Below is a message to the SHU community from Lauren Sudbey '13.

Dear Sacred Heart Community,

My name is Lauren Sudbey. I am currently a senior at Sacred Heart, and I am a resident of Sandy Hook, CT. As you know, this horrific tragedy took the lives of many young children and heroic adults, devastating my town.

My community has come up with many ways to help honor those who have lost their lives and to support our survivors. One of these ways is that we have created and are selling livestrong bracelets that are blue and yellow and read "Newtown Angels" on the outside with the Newtown and Sandy Hook zip codes on the inside. The bracelets are $2, and you are more than welcome to buy as many as you would like or just place a donation. The money raised is going directly to the families involved, and if we are able to raise enough money, we are looking to build a carousel with 26 horses each dedicated to a victim. 

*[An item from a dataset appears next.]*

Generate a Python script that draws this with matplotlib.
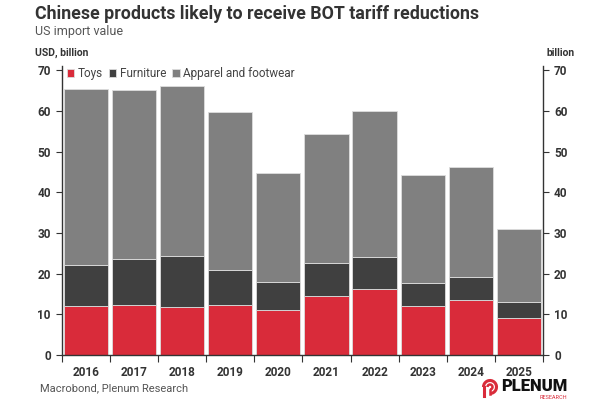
import numpy as np
import matplotlib.pyplot as plt
from matplotlib.patches import Arc
from matplotlib.lines import Line2D

plt.rcParams['font.family'] = ['Roboto', 'DejaVu Sans']

# data (USD billion)
years = ['2016', '2017', '2018', '2019', '2020', '2021', '2022', '2023', '2024', '2025']
toys = [12.0, 12.2, 11.9, 12.2, 11.0, 14.5, 16.2, 12.1, 13.5, 9.1]
furniture = [10.2, 11.3, 12.5, 8.8, 6.9, 8.1, 7.9, 5.7, 5.7, 4.0]
apparel = [43.1, 41.6, 41.7, 38.6, 26.9, 31.7, 35.9, 26.4, 27.1, 17.8]

RED = '#d92b3a'
DARK = '#404040'
GRAY = '#808080'
TXT = '#333333'

W, H = 600, 403
fig = plt.figure(figsize=(W / 100, H / 100), dpi=100)
ax = fig.add_axes([0.103, 0.119, 0.802, 0.717])

x = np.arange(len(years))
w = 0.92
edge = dict(edgecolor='#dddddd', linewidth=0.6)
ax.bar(x, toys, w, color=RED, label='Toys', **edge)
ax.bar(x, furniture, w, bottom=toys, color=DARK, label='Furniture', **edge)
bottom2 = np.array(toys) + np.array(furniture)
ax.bar(x, apparel, w, bottom=bottom2, color=GRAY, label='Apparel and footwear', **edge)

ax.set_xlim(-0.5, len(years) - 0.5)
ax.set_ylim(0, 71)
ax.set_yticks(range(0, 71, 10))

ax.set_xticks(x)
ax.set_xticklabels(years, fontsize=8.5, fontweight='bold', color=TXT)
ax.set_xticks(np.arange(-0.5, len(years), 1), minor=True)
ax.tick_params(axis='x', which='major', length=0, pad=8)
ax.tick_params(axis='x', which='minor', length=5, width=0.8, color=TXT)

ax.tick_params(axis='y', which='major', length=4, width=0.8, color=TXT,
               labelsize=8.5, labelcolor=TXT, left=True, right=True,
               labelleft=True, labelright=True, pad=4)
for t in ax.yaxis.get_major_ticks():
    t.label1.set_fontweight('bold')
    t.label2.set_fontweight('bold')

ax.spines['top'].set_visible(False)
for s in ['left', 'right', 'bottom']:
    ax.spines[s].set_color(TXT)
    ax.spines[s].set_linewidth(1.0)

leg = ax.legend(loc='upper left', ncol=3, frameon=False, fontsize=8.5,
                handlelength=0.65, handleheight=0.65, handletextpad=0.3,
                columnspacing=0.5, borderaxespad=0.0, bbox_to_anchor=(0.0, 1.012))
for t in leg.get_texts():
    t.set_color('#444444')

fig.text(0.058, 0.965, 'Chinese products likely to receive BOT tariff reductions',
         fontsize=12.8, fontweight='bold', color=TXT, va='center')
fig.text(0.058, 0.921, 'US import value', fontsize=9, color='#555555', va='center')
fig.text(0.058, 0.868, 'USD, billion', fontsize=7.5, fontweight='bold', color=TXT, va='center')
fig.text(0.935, 0.868, 'billion', fontsize=7.5, fontweight='bold', color=TXT,
         va='center', ha='center')
fig.text(0.067, 0.037, 'Macrobond, Plenum Research', fontsize=8, color='#555555', va='center')

# logo: outlined red mark drawn in figure pixels (y measured from top)
def px(xp, yp):
    return xp / W, 1 - yp / H

cx, cy = px(490, 387)
fig.patches.append(Arc((cx, cy), 13 / W, 13 / H, theta1=-90, theta2=180,
                       transform=fig.transFigure, color=RED, lw=2.2))
fig.patches.append(Arc((cx, cy), 5 / W, 5 / H, theta1=-90, theta2=180,
                       transform=fig.transFigure, color=RED, lw=1.8))
x0, y0 = px(483.5, 387)
x1, y1 = px(483.5, 396)
fig.lines.append(Line2D([x0, x1], [y0, y1], transform=fig.transFigure, color=RED, lw=2.2))
x2, y2 = px(490, 389.5)
x3, y3 = px(490, 393.5)
fig.lines.append(Line2D([x2, x3], [y2, y3], transform=fig.transFigure, color=RED, lw=1.8))

fig.text(0.836, 0.042, 'PLENUM', fontsize=12, fontweight='black', color='#111111',
         va='center')
fig.text(0.945, 0.014, 'RESEARCH', fontsize=4, color=RED, va='center', ha='right')

fig.savefig('out.png', dpi=100)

 Anyone who is interested can connect to the web page by copying and pasting this link http://www.giveforward.com/newtownstrongnewtownproud into their web browser. It is important to remember when making a purchase to include your name, address, how many bracelets you would like and that you are from the Sacred Heart community in the message section on the donation page. If anyone has any questions, they are more than welcome to email me directly at Sudbeyl@sacredheart.edu!

I myself and the people of my community could not thank you enough for all of the support we have already seen from many at Sacred Heart University.